There’s nothing wrong with trying new things, but it’s also okay if you don’t get along with everyone. It’s perfectly fine to miss out on a few friendship meet-ups if it saves you the few weeks or years of heartbreak.

Don’t take it personally.

There will be plenty of people who you think you hit it off with, but they feel completely different about the relationship. It’s normal to get a friend request, but they never respond to your messages again. It just means that you two were not compatible. I know it’s difficult, but don’t take it personally. You deserve to have friends who have mutual investment in the relationship. Don’t try to force any type of relationship that comes off as one-sided. You’ll feel better in the long run.

Keep searching.

I cannot overstate the importance of not giving up on the journey for finding compatible friends. I know, you’re tired of meeting duds and going on friendship dates with nothing to show for it. But I promise someone is out there for you. You can believe someone is out there based off of some kind of divine inspiration of the universe looking out for you. Or you can look at it through the lens of social science like I do.

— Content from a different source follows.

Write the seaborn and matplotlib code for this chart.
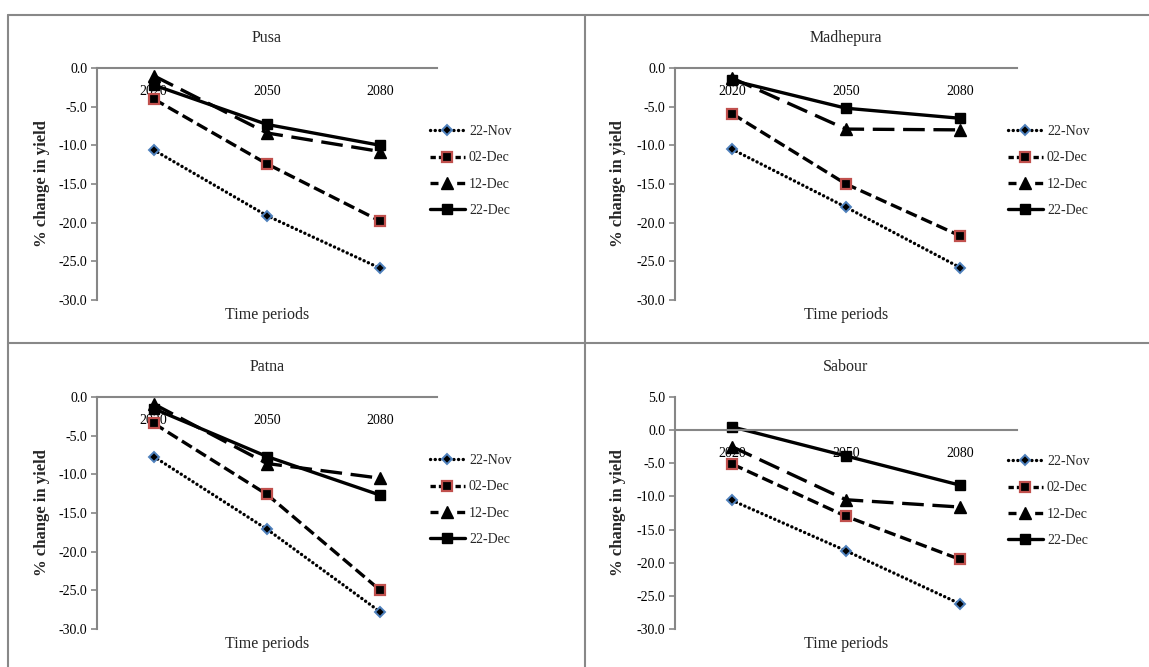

As much as we like to believe we are extremely diverse as humans, we’re not. There is less than 0.1% difference in each of us regardless of race, religion, or gender orientation. That said, I can statistically guarantee you that there is someone out there who shares your feelings and will be compatible with your friendship style. All you have to do is find them.

Moving forced me to do a lot of thinking about the work involved in establishing friendships. I was surprised to discover that old cliche “I was looking for something that was right in front of me” was true. The people that you met earlier on in your life could be exactly what you need when you’re feeling lonely. I’ve gotten much closer to my hometown friends in the last few years. The distance may be great, but the love feels greater.